Nel quattordicesimo anniversario dell’efferato omicidio di Melania Rea, la famiglia della giovane donna continua a vivere un dolore profondo e insanabile. Era il 18 aprile del 2011 quando il corpo della ventinovenne fu ritrovato senza vita in un bosco del Teramano, straziato da 35 coltellate. A ucciderla fu il marito, Salvatore Parolisi, militare dell’Esercito, in uno dei casi di femminicidio che più sconvolsero l’opinione pubblica italiana per l’efferatezza del gesto e per il ruolo dell’assassino. Oggi, a distanza di 14 anni, la ferita resta aperta, acuita dalla prospettiva che il colpevole, tra appena due anni, potrà tornare in libertà.
A esprimere tutta la sua amarezza è Gennaro Rea, padre di Melania, in un’intervista concessa al Corriere della Sera.
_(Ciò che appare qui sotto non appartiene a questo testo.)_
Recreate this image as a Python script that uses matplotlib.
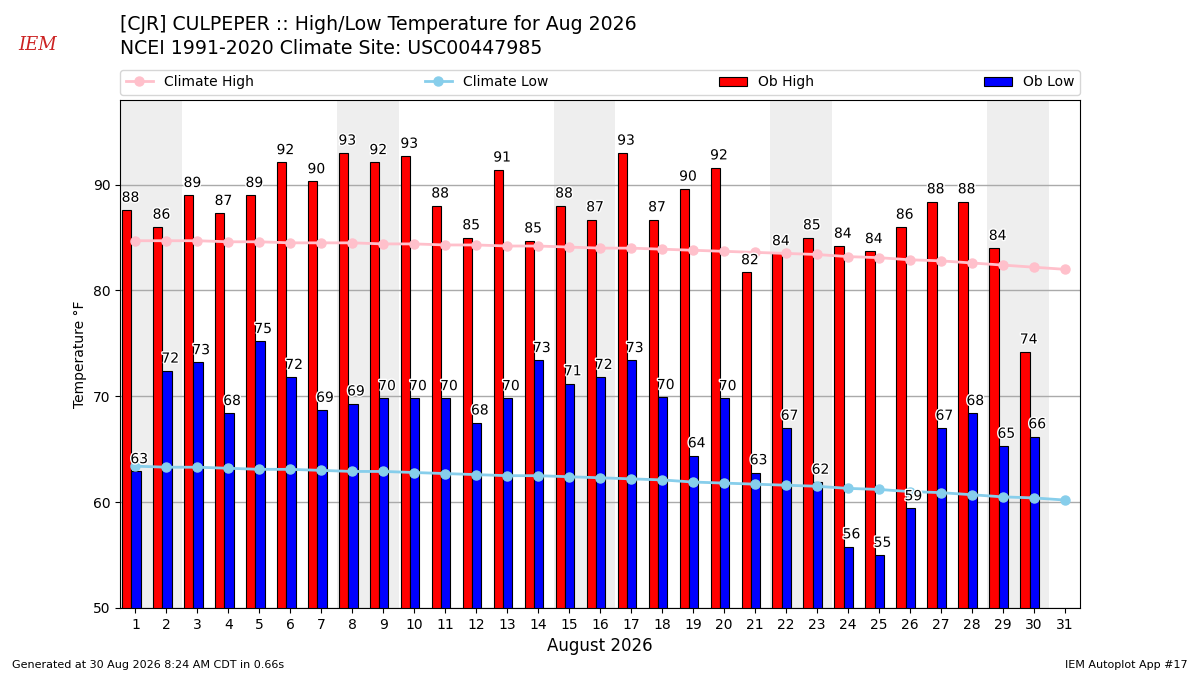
import matplotlib

matplotlib.use("Agg")
import matplotlib.pyplot as plt
import matplotlib.patheffects as pe
import numpy as np

days = np.arange(1, 32)
ob_days = np.arange(1, 31)

ob_high = [87.6, 86.0, 89.0, 87.3, 89.0, 92.1, 90.3, 93.0, 92.1, 92.7,
           88.0, 85.0, 91.4, 84.7, 88.0, 86.7, 93.0, 86.7, 89.6, 91.6,
           81.7, 83.5, 85.0, 84.2, 83.7, 86.0, 88.4, 88.4, 84.0, 74.2]
ob_low = [62.9, 72.4, 73.2, 68.4, 75.2, 71.8, 68.7, 69.3, 69.8, 69.8,
          69.8, 67.5, 69.8, 73.4, 71.2, 71.8, 73.4, 69.9, 64.4, 69.8,
          62.8, 67.0, 61.9, 55.8, 55.0, 59.4, 67.0, 68.4, 65.3, 66.2]
climate_high = [84.7, 84.7, 84.7, 84.6, 84.6, 84.5, 84.5, 84.5, 84.4, 84.4,
                84.3, 84.3, 84.2, 84.2, 84.1, 84.0, 84.0, 83.9, 83.8, 83.7,
                83.6, 83.5, 83.4, 83.2, 83.1, 82.9, 82.8, 82.6, 82.4, 82.2, 82.0]
climate_low = [63.4, 63.3, 63.3, 63.2, 63.1, 63.1, 63.0, 62.9, 62.9, 62.8,
               62.7, 62.6, 62.5, 62.5, 62.4, 62.3, 62.2, 62.1, 61.9, 61.8,
               61.7, 61.6, 61.5, 61.3, 61.2, 61.0, 60.9, 60.7, 60.5, 60.4, 60.2]
saturdays = [1, 8, 15, 22, 29]

fig = plt.figure(figsize=(12, 6.75), dpi=100)
ax = fig.add_axes([0.1, 0.0993, 0.8, 0.7526])

for d in saturdays:
    ax.axvspan(d - 0.5, d + 1.5, color="#EEEEEE", zorder=0, lw=0)

ax.plot(days, climate_high, color="pink", marker="o", ms=6.5, lw=2,
        zorder=3, label="Climate High")
ax.plot(days, climate_low, color="skyblue", marker="o", ms=6.5, lw=2,
        zorder=3, label="Climate Low")

ax.bar(ob_days - 0.43, ob_high, width=0.3, align="edge", color="red",
       edgecolor="black", lw=0.8, zorder=2, label="Ob High")
ax.bar(ob_days - 0.13, ob_low, width=0.3, align="edge", color="blue",
       edgecolor="black", lw=0.8, zorder=2, label="Ob Low")

halo = [pe.withStroke(linewidth=2, foreground="white")]
for d, v in zip(ob_days, ob_high):
    ax.text(d - 0.16, v + 0.5, f"{v:.0f}", ha="center", va="bottom",
            fontsize=10, zorder=4, path_effects=halo)
for d, v in zip(ob_days, ob_low):
    ax.text(d + 0.12, v + 0.5, f"{v:.0f}", ha="center", va="bottom",
            fontsize=10, zorder=4, path_effects=halo)

ax.set_xlim(0.5, 31.5)
ax.set_ylim(50, 98)
ax.set_xticks(days)
ax.set_yticks([50, 60, 70, 80, 90])
ax.tick_params(labelsize=10)
ax.set_axisbelow(True)
ax.grid(axis="y", color="#aaaaaa", lw=1, zorder=1)
ax.set_ylabel("Temperature °F", fontsize=10)
ax.set_xlabel("August 2026", fontsize=12)

handles, labels = ax.get_legend_handles_labels()
ax.legend(handles, labels, loc="lower left",
          bbox_to_anchor=(0, 1.01, 1, 0.05), mode="expand",
          ncol=4, fontsize=10, borderaxespad=0)

fig.text(0.1, 0.978, "[CJR] CULPEPER :: High/Low Temperature for Aug 2026",
         fontsize=13.6, va="top")
fig.text(0.1, 0.942, "NCEI 1991-2020 Climate Site: USC00447985",
         fontsize=13.6, va="top")
fig.text(0.031, 0.933, "IEM", color="#cc2222", fontsize=13, family="serif",
         style="italic", ha="center", va="center")

fig.text(0.01, 0.01, "Generated at 30 Aug 2026 8:24 AM CDT in 0.66s",
         fontsize=8)
fig.text(0.99, 0.01, "IEM Autoplot App #17", fontsize=8, ha="right")

fig.savefig("out.png", dpi=100)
Le sue parole sono cariche di rabbia e di frustrazione, sentimenti che il tempo non ha lenito: “Provo una rabbia che mi fa impazzire quando penso che tra due anni quell’essere immondo sarà fuori dal carcere e potrà ricominciare una vita nuova, mentre mia figlia non c’è più”.

Melania Rea, la rabbia del padre Gennaro
Il suo sfogo va ben oltre il dolore personale, diventando una critica feroce a un sistema giudiziario che, secondo lui, continua a tradire le vittime. Gennaro denuncia una giustizia che non garantisce pene certe e che permette a chi si è macchiato di crimini atroci di ottenere benefici: “La cosa che mi manda in bestia è pensare che in 14 anni non sia cambiato nulla. Tutti i giorni leggo di donne uccise da uomini e penso che succeda perché non c’è certezza della pena”. Parole pesanti che arrivano a toccare anche le scelte dei magistrati. Parolisi è stato condannato in via definitiva a 20 anni di reclusione, una pena ridotta per la mancata applicazione dell’aggravante della crudeltà.

Una decisione che la famiglia Rea non ha mai accettato. “Se potessi incontrare i magistrati che presero quella decisione direi loro che dovrebbero perdere una figlia per capire”, afferma Gennaro Rea con tono amarissimo. Definire l’omicidio di Melania un “impeto” per lui è un’ingiuria: “Cos’altro doveva subire mia figlia oltre a 35 coltellate?”. La vicenda, negli anni, è diventata anche un simbolo di quanto ancora sia lunga la strada per il pieno riconoscimento dei diritti delle vittime e per una giustizia che non appaia indulgente verso i carnefici.

Ma è la figura di Vittoria, la figlia di Melania e Salvatore Parolisi, oggi quindicenne, a rendere ancora più struggente questa storia. Aveva solo 18 mesi quando sua madre fu uccisa, oggi vive con i nonni materni e ha scelto di cambiare cognome, tagliando ogni legame con il padre. “Non vuole sentirlo nominare, per lei è un estraneo”, racconta Gennaro Rea. “Le somiglia molto, la guardo e rivedo mia figlia in lei”. Parolisi, attualmente detenuto nel carcere di Bollate, non ha mai cercato un contatto con la figlia, né ha mai scritto una lettera per chiedere perdono. Un’assenza che, per la famiglia Rea, è la dimostrazione definitiva di una totale mancanza di pentimento.
Il messaggio finale di Gennaro Rea è diretto e deciso: se Parolisi tornerà in libertà, non potrà farlo nell’anonimato né nella tranquillità. “I nostri legali gli staranno con il fiato sul collo”, avverte. La sentenza prevede che l’uomo versi un risarcimento di un milione di euro alla famiglia Rea e un altro milione a Vittoria. “Dovrà lavorare duramente, non potrà rifarsi una vita tranquilla. Non faremo sconti”. Parole che non suonano come vendetta, ma come l’unico modo possibile per difendere la memoria di Melania e la dignità di chi è rimasto a raccoglierne il dolore.